Building: Law Building
Room: Breakout 9 - Law Building, Room 102
Date: 2012-07-10 03:30 PM – 05:00 PM
Last modified: 2011-12-22


A Kaupapa Māori (literally a Māori/Indigenous way) research paradigm allows us to acknowledge that the research we undertake as Māori (Indigenous New Zealanders) researchers has a different ontological and epistemological foundation than western-oriented research. The Māori world is whakapapa (genealogy), and it is through the process of whanaungatanga (relationships, kinships) that we know our world. Methodology is proscribed in cultural terms and makes both moral and cultural and moral sense.
Our accountability for our research is primarily to our relations and, as such, we engage in research that addresses real issues so as to inform and promote real solutions that will facilitate Māori wellness. We are concerned about the disparities experienced by Māori and want evidence-informed solutions to reduce them. At the same time, we want research that acknowledges our traditions, knowledge, expertise, values, triumphs and dreams.
A Kaupapa Māori research paradigm sees being Māori as normal, thereby avoiding a victim-blaming mentality and promoting a structural analysis. Our kaumatua (elders) often play a pivotal role in guiding us throughout all aspects of our research endeavors. In addition, the importance of whānau (Māori family groups) needs to be understood as whānau are the fundamental building block of our society. Once the kaupapa (agenda) of the research is tika (true) then the priority for researchers is to find the right methods and the right people.

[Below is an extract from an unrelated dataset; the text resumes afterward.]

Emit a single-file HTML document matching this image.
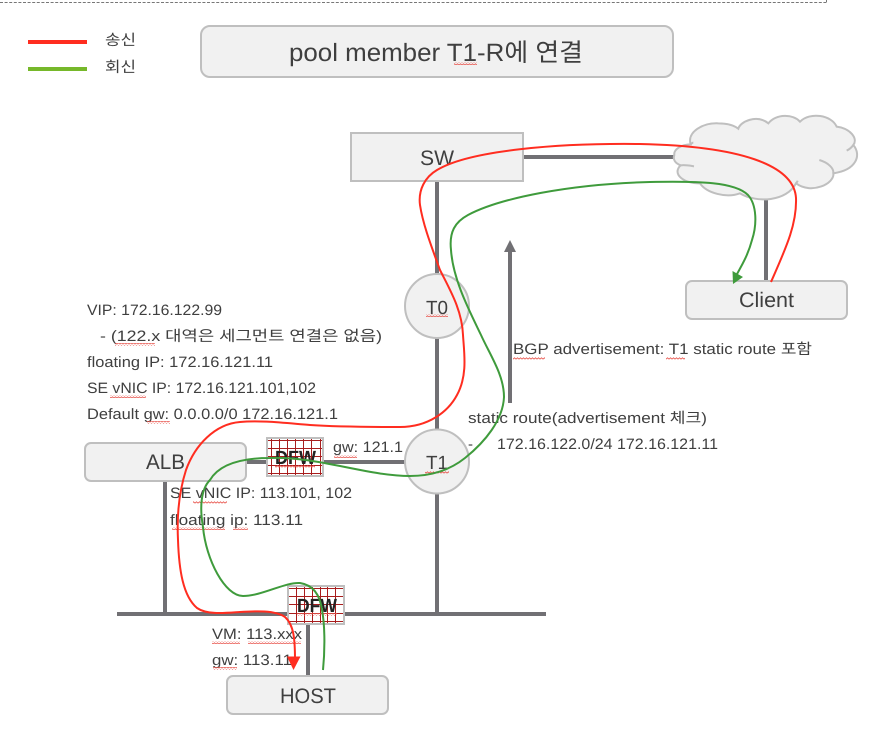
<!DOCTYPE html>
<html><head><meta charset="utf-8"><style>
html,body{margin:0;padding:0;background:#fff}
svg{display:block}
text{font-family:"Liberation Sans","Noto Sans CJK KR",sans-serif;fill:#3f3f3f;text-rendering:geometricPrecision}
.s{font-size:15px}
.b{font-size:21px}
.box{fill:#f1f1f1;stroke:#bfbfbf;stroke-width:2}
.ln{stroke:#717074;stroke-width:4;fill:none}
.g{stroke:#a81c1c;stroke-width:1;fill:none}
.w{fill:url(#sq)}
</style></head><body>
<svg width="879" height="738" viewBox="0 0 879 738" xmlns="http://www.w3.org/2000/svg">
<defs>
<pattern id="sq" width="3" height="3" patternUnits="userSpaceOnUse"><path d="M0 2.2L1.5 .8L3 2.2" fill="none" stroke="#e8524a" stroke-width=".8"/></pattern>
</defs>
<path d="M0 2.5H826" stroke="#777" stroke-width="1" stroke-dasharray="3 1.6"/>
<path d="M826.5 0V2.5" stroke="#777" stroke-width="1"/>

<rect x="28" y="40" width="59" height="4" fill="#ff2d20"/>
<rect x="28" y="67" width="59" height="4" fill="#76b82a"/>
<text class="s" x="105" y="45" textLength="31" lengthAdjust="spacingAndGlyphs">송신</text>
<text class="s" x="105" y="72" textLength="31" lengthAdjust="spacingAndGlyphs">회신</text>

<rect class="box" x="201" y="26" width="472" height="51" rx="9"/>
<text x="289" y="61" font-size="25" textLength="294" lengthAdjust="spacingAndGlyphs">pool member T1-R에 연결</text>
<rect class="w" x="454" y="62" width="23" height="3"/>

<!-- connectors -->
<path class="ln" d="M437 181V275M437 338V430M437 493V614M523 157H680M766 197V281M246 462H405M165 481V614M117 614H546M308 624V676"/>
<path class="ln" d="M510 403V250"/>
<path d="M510 240L516 252H504Z" fill="#717074"/>

<!-- cloud -->
<g transform="translate(440,100) scale(.33333)">
<path d="M703 165C700 148 725 133 752 133C740 95 790 68 835 70C860 70 882 76 895 86C900 65 950 42 985 70C1010 40 1060 42 1080 65C1110 35 1175 45 1190 80C1230 85 1255 115 1240 135C1265 165 1250 210 1180 220C1185 250 1115 285 1068 250C1040 305 950 310 900 280C860 295 800 280 780 250C730 250 695 222 722 196C705 190 698 178 703 165Z" fill="#f1f1f1" stroke="#bfbfbf" stroke-width="6"/>
<path d="M752 133C755 130 757 128 760 128M722 196C735 194 750 197 762 199M1138 180C1165 188 1182 205 1180 220M1240 135C1235 142 1228 148 1220 152M1068 250C1070 248 1072 245 1073 242" fill="none" stroke="#bfbfbf" stroke-width="6"/>
</g>

<rect class="box" x="351" y="133" width="172" height="48"/>
<text class="b" x="420" y="165" textLength="34" lengthAdjust="spacingAndGlyphs">SW</text>

<rect class="box" x="686" y="281" width="161" height="38" rx="6"/>
<text class="b" x="739" y="307" textLength="55" lengthAdjust="spacingAndGlyphs">Client</text>

<circle class="box" cx="437" cy="306" r="32"/>
<text x="426" y="314" font-size="19" textLength="22" lengthAdjust="spacingAndGlyphs">T0</text>
<rect class="w" x="426" y="314" width="22" height="3"/>

<circle class="box" cx="437" cy="461.5" r="32"/>
<text x="426" y="469" font-size="19" textLength="22" lengthAdjust="spacingAndGlyphs">T1</text>
<rect class="w" x="425" y="471" width="24" height="3"/>

<rect class="box" x="85" y="443" width="161" height="38" rx="6"/>
<text class="b" x="146" y="469" textLength="39" lengthAdjust="spacingAndGlyphs">ALB</text>

<rect class="box" x="227" y="676" width="161" height="38" rx="6"/>
<text class="b" x="280" y="703" textLength="56" lengthAdjust="spacingAndGlyphs">HOST</text>

<!-- DFW 1 -->
<rect x="267" y="438" width="56" height="38" fill="#fff" stroke="#bfbfbf" stroke-width="2"/>
<path class="g" d="M271.5 439V475M279.5 439V475M287.5 439V475M295.5 439V475M303.5 439V475M311.5 439V475M320.5 439V475M268 440.5H322M268 448.5H322M268 456.5H322M268 465.5H322M268 473.5H322"/>
<text x="275" y="464" font-size="19" style="fill:#222;font-weight:bold" textLength="41" lengthAdjust="spacingAndGlyphs">DFW</text>
<rect class="w" x="275" y="465" width="40" height="3"/>

<!-- DFW 2 -->
<rect x="288" y="586" width="56" height="38" fill="#fff" stroke="#bfbfbf" stroke-width="2"/>
<path class="g" d="M296.5 587V623M304.5 587V623M312.5 587V623M320.5 587V623M327.5 587V623M335.5 587V623M289 588.5H343M289 596.5H343M289 604.5H343M289 613.5H343M289 621.5H343"/>
<text x="297" y="612" font-size="19" style="fill:#222;font-weight:bold" textLength="40" lengthAdjust="spacingAndGlyphs">DFW</text>
<rect class="w" x="297" y="613" width="40" height="3"/>

<!-- labels -->
<g class="s">
<text x="87" y="315" class="s" textLength="135" lengthAdjust="spacingAndGlyphs">VIP: 172.16.122.99</text>
<text x="100" y="341" class="s" textLength="282" lengthAdjust="spacingAndGlyphs">- (122.x 대역은 세그먼트 연결은 없음)</text>
<text x="87" y="367" class="s" textLength="186" lengthAdjust="spacingAndGlyphs">floating IP: 172.16.121.11</text>
<text x="87" y="393" class="s" textLength="229" lengthAdjust="spacingAndGlyphs">SE vNIC IP: 172.16.121.101,102</text>
<text x="87" y="419" class="s" textLength="251" lengthAdjust="spacingAndGlyphs">Default gw: 0.0.0.0/0 172.16.121.1</text>
<text x="333" y="452" class="s" textLength="70" lengthAdjust="spacingAndGlyphs">gw: 121.1</text>
<text x="170" y="498" class="s" textLength="182" lengthAdjust="spacingAndGlyphs">SE vNIC IP: 113.101, 102</text>
<text x="170" y="525" class="s" textLength="133" lengthAdjust="spacingAndGlyphs">floating ip: 113.11</text>
<text x="212" y="639" class="s" textLength="90" lengthAdjust="spacingAndGlyphs">VM: 113.xxx</text>
<text x="212" y="665" class="s" textLength="80" lengthAdjust="spacingAndGlyphs">gw: 113.11</text>
<text x="513" y="354" class="s" textLength="299" lengthAdjust="spacingAndGlyphs">BGP advertisement: T1 static route 포함</text>
<text x="468" y="423" class="s" textLength="239" lengthAdjust="spacingAndGlyphs">static route(advertisement 체크)</text>
<text x="468" y="449" class="s">-</text>
<text x="497" y="449" class="s" textLength="221" lengthAdjust="spacingAndGlyphs">172.16.122.0/24 172.16.121.11</text>
</g>
<g>
<rect class="w" x="115" y="343" width="40" height="3"/>
<rect class="w" x="110" y="395" width="36" height="3"/>
<rect class="w" x="147" y="421" width="23" height="3"/>
<rect class="w" x="334" y="455" width="23" height="3"/>
<rect class="w" x="193" y="501" width="34" height="3"/>
<rect class="w" x="172" y="527" width="53" height="3"/>
<rect class="w" x="233" y="527" width="15" height="3"/>
<rect class="w" x="212" y="641" width="28" height="3"/>
<rect class="w" x="248" y="641" width="53" height="3"/>
<rect class="w" x="213" y="667" width="24" height="3"/>
<rect class="w" x="513" y="357" width="32" height="3"/>
<rect class="w" x="666" y="357" width="19" height="3"/>
</g>

<!-- red path -->
<path fill="none" stroke="#ff2d20" stroke-width="2" d="M771 282C785 250 797 225 796 198C794 165 740 146 640 144C560 143 470 150 437 170C425 177 418 190 420 205C423 225 432 248 440 270C450 290 462 310 463 335C464 352 468 375 457 395C448 412 428 427 400 427C370 427 340 427 310 425C285 423 260 420 240 422C215 424 195 445 186 470C178 495 177 520 178 540C179 570 183 596 197 608C207 615 225 613 240 612C255 611 275 610 285 617C294 625 295 640 295 660"/>
<path d="M293.5 670L287 656.5H300.5Z" fill="#ff2d20"/>

<!-- green path -->
<path fill="none" stroke="#3f9b3c" stroke-width="2" d="M323 670C325 650 325 625 322 610C320 595 313 585 300 583C285 582 262 596 243 596C225 596 206 560 203 527C200 510 200 490 210 480C220 463 245 458 270 458C295 457 320 462 345 467C370 472 390 476 410 476C432 476 450 470 465 458C485 442 503 420 504 397C504 375 490 355 481 335C470 312 453 280 451 250C449 232 455 222 468 215C500 198 570 184 650 182C700 181 735 182 748 195C757 205 757 225 752 240C748 255 742 265 737 274"/>
<path d="M733 284L732.5 271L743 277Z" fill="#3f9b3c"/>
</svg>
</body></html>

The research methods we use are carefully vetted to ensure their goodness-of-fit with a Kaupapa Māori research paradigm. Many of the methods are suitable for researching with whānau, and take an affirming approach to the gathering of data from participants. These methods, both qualitative and quantitative enable participants to share their day-to-day realities and experiences. Data analysis and report writing is also undertaken with care and respect, so that both communities and policy writers can use the research findings to make evidence-informed decisions. In this way we seek a world that has room for a Māori worldview, alongside that of the newcomers to our country.